> **WHAT TO DO**:
For the material that follows, return exactly the lines from the one with "Convert this diagram to TikZ code." through the one with "(1362,10) -| (10,852);", both ends included.
--- start DATA RECORDS ---
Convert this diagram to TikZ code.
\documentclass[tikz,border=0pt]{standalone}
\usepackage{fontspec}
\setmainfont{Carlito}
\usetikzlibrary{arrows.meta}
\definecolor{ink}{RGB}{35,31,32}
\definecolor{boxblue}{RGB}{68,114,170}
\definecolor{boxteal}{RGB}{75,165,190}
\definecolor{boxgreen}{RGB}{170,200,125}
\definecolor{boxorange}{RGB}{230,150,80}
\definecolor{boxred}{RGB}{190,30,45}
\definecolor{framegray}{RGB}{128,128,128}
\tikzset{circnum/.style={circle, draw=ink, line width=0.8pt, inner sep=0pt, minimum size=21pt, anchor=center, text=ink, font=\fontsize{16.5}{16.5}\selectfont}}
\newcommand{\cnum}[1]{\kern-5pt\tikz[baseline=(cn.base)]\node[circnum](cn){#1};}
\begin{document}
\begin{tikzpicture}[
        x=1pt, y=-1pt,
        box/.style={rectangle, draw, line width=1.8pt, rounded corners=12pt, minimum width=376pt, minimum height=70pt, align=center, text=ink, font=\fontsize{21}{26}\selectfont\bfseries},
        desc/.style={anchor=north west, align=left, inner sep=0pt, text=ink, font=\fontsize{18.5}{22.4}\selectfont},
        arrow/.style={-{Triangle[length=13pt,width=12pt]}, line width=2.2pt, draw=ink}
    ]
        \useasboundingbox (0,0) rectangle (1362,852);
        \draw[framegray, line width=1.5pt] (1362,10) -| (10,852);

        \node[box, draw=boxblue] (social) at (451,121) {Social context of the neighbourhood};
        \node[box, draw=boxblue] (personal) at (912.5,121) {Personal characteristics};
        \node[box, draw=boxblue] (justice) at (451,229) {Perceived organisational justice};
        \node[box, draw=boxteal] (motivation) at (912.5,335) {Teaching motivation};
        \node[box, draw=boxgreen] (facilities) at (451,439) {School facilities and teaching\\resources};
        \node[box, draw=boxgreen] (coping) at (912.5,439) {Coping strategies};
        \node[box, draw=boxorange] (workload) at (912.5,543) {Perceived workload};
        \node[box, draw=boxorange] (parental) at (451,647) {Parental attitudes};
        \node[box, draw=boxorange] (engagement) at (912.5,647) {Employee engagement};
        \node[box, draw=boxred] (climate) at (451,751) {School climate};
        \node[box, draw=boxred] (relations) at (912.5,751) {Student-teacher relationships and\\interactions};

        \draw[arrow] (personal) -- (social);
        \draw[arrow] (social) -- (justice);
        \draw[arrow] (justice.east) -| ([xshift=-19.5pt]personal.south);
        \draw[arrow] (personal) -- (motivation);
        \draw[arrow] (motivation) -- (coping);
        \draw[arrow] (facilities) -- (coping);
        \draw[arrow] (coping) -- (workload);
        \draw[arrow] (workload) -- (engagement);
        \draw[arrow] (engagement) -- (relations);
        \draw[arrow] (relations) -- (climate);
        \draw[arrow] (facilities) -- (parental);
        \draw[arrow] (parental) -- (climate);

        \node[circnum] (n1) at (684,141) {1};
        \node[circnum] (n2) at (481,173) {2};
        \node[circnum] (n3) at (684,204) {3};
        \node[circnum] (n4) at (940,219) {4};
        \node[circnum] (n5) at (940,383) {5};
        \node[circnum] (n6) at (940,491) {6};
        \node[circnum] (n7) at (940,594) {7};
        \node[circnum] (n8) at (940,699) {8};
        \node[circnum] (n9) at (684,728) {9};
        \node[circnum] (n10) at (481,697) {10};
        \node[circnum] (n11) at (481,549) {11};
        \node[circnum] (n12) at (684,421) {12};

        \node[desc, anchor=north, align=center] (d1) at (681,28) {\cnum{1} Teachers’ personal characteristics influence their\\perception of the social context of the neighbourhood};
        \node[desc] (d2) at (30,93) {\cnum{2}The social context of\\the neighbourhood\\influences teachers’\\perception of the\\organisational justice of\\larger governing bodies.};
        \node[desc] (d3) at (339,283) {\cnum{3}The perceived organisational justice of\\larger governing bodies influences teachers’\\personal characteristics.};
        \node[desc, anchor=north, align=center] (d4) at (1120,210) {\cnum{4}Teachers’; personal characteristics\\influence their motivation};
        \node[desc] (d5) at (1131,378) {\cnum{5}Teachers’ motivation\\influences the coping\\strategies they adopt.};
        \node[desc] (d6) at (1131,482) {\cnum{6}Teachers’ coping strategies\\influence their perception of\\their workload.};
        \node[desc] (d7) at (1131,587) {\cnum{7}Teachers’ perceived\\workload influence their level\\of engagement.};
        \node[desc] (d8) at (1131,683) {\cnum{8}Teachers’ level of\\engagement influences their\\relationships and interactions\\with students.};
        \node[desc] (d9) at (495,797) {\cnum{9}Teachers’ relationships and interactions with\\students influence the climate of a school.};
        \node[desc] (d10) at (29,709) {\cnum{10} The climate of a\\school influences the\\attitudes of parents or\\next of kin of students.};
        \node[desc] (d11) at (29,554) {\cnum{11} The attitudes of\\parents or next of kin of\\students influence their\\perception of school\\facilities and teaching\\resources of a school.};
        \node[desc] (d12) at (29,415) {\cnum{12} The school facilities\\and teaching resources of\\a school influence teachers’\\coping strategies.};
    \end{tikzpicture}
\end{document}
--- end DATA RECORDS ---
--- start DATA RECORDS ---
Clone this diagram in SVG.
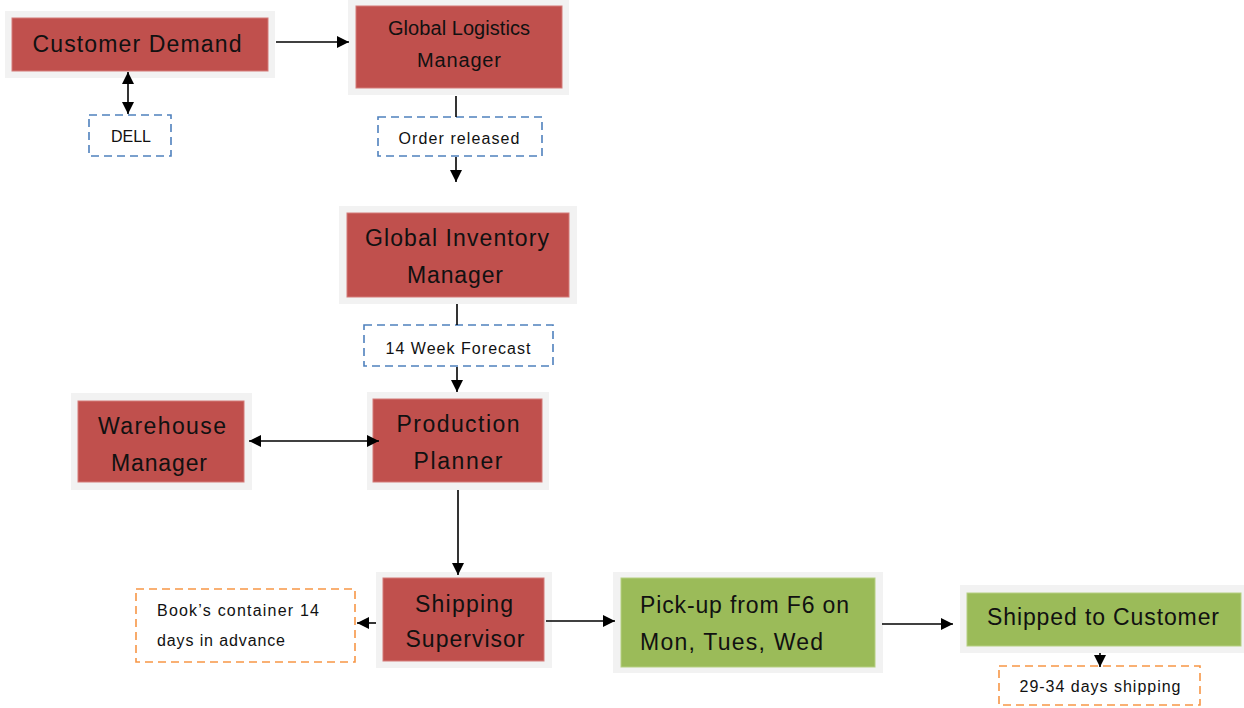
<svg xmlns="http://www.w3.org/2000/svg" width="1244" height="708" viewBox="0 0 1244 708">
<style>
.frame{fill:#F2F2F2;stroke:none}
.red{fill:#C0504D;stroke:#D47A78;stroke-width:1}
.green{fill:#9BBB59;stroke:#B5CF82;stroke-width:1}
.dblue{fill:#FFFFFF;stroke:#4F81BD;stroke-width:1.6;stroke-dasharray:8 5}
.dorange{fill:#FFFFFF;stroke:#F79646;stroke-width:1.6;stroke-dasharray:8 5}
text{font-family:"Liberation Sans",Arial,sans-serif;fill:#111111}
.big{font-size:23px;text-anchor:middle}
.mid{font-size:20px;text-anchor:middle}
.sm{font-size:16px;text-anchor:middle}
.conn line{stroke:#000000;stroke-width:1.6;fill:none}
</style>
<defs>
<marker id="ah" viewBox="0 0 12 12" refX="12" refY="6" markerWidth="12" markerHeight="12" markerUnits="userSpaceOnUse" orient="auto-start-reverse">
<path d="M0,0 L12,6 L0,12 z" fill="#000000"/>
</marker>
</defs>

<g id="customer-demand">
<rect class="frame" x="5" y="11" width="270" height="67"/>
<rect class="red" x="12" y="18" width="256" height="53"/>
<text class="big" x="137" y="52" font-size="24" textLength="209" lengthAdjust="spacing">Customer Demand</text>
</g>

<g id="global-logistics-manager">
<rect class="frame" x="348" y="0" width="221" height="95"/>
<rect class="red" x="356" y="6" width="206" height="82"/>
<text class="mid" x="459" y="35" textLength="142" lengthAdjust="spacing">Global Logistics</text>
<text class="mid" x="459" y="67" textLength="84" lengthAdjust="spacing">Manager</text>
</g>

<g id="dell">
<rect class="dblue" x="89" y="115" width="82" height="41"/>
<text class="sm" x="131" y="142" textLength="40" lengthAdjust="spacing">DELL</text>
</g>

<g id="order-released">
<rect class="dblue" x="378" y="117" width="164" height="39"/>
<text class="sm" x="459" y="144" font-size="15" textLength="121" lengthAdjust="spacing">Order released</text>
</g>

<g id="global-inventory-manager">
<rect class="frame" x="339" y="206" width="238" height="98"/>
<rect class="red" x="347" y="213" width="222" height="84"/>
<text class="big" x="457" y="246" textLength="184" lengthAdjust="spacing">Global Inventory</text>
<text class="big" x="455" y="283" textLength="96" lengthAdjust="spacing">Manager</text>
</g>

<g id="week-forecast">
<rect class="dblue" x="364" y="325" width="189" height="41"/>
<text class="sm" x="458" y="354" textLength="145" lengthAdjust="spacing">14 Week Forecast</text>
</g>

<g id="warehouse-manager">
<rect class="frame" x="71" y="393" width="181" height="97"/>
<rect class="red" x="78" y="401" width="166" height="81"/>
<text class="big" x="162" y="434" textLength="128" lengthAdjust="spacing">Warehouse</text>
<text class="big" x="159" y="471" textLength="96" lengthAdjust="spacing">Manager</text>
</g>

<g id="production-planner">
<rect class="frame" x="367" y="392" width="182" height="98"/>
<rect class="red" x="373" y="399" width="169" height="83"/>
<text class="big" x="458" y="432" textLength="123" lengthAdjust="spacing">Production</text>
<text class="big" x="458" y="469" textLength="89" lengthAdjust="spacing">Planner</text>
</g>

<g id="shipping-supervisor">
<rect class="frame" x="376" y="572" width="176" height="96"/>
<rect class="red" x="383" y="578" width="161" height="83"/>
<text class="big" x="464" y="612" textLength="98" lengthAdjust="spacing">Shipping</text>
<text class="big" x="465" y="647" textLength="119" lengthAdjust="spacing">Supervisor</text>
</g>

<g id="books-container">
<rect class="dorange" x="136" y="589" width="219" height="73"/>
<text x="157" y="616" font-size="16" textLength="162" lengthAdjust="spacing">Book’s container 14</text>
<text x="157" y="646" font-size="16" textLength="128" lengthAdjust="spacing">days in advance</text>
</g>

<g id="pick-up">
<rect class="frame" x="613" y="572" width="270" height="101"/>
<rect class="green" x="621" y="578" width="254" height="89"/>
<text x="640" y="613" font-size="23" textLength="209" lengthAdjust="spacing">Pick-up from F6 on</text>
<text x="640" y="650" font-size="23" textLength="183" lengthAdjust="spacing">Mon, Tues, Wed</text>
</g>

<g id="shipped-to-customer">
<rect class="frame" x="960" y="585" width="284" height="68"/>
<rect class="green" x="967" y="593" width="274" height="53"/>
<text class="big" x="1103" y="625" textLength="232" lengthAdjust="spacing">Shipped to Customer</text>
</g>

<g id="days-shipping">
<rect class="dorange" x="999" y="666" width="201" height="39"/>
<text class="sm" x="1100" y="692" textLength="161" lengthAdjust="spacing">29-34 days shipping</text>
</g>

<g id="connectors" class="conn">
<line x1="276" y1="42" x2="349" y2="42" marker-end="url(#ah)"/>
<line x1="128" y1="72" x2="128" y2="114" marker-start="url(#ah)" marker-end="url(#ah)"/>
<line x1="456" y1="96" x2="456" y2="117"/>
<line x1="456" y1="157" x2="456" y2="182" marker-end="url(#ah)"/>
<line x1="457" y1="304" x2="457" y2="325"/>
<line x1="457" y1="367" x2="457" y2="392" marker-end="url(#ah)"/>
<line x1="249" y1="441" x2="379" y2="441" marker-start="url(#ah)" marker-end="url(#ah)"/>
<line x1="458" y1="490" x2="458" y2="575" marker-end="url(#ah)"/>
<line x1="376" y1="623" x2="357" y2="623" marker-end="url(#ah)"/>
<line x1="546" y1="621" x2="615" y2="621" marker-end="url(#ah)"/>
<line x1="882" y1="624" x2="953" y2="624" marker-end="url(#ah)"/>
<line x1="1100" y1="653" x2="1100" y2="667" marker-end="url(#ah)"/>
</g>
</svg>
--- end DATA RECORDS ---
> **TASK RESULT**:
Convert this diagram to TikZ code.
\documentclass[tikz,border=0pt]{standalone}
\usepackage{fontspec}
\setmainfont{Carlito}
\usetikzlibrary{arrows.meta}
\definecolor{ink}{RGB}{35,31,32}
\definecolor{boxblue}{RGB}{68,114,170}
\definecolor{boxteal}{RGB}{75,165,190}
\definecolor{boxgreen}{RGB}{170,200,125}
\definecolor{boxorange}{RGB}{230,150,80}
\definecolor{boxred}{RGB}{190,30,45}
\definecolor{framegray}{RGB}{128,128,128}
\tikzset{circnum/.style={circle, draw=ink, line width=0.8pt, inner sep=0pt, minimum size=21pt, anchor=center, text=ink, font=\fontsize{16.5}{16.5}\selectfont}}
\newcommand{\cnum}[1]{\kern-5pt\tikz[baseline=(cn.base)]\node[circnum](cn){#1};}
\begin{document}
\begin{tikzpicture}[
        x=1pt, y=-1pt,
        box/.style={rectangle, draw, line width=1.8pt, rounded corners=12pt, minimum width=376pt, minimum height=70pt, align=center, text=ink, font=\fontsize{21}{26}\selectfont\bfseries},
        desc/.style={anchor=north west, align=left, inner sep=0pt, text=ink, font=\fontsize{18.5}{22.4}\selectfont},
        arrow/.style={-{Triangle[length=13pt,width=12pt]}, line width=2.2pt, draw=ink}
    ]
        \useasboundingbox (0,0) rectangle (1362,852);
        \draw[framegray, line width=1.5pt] (1362,10) -| (10,852);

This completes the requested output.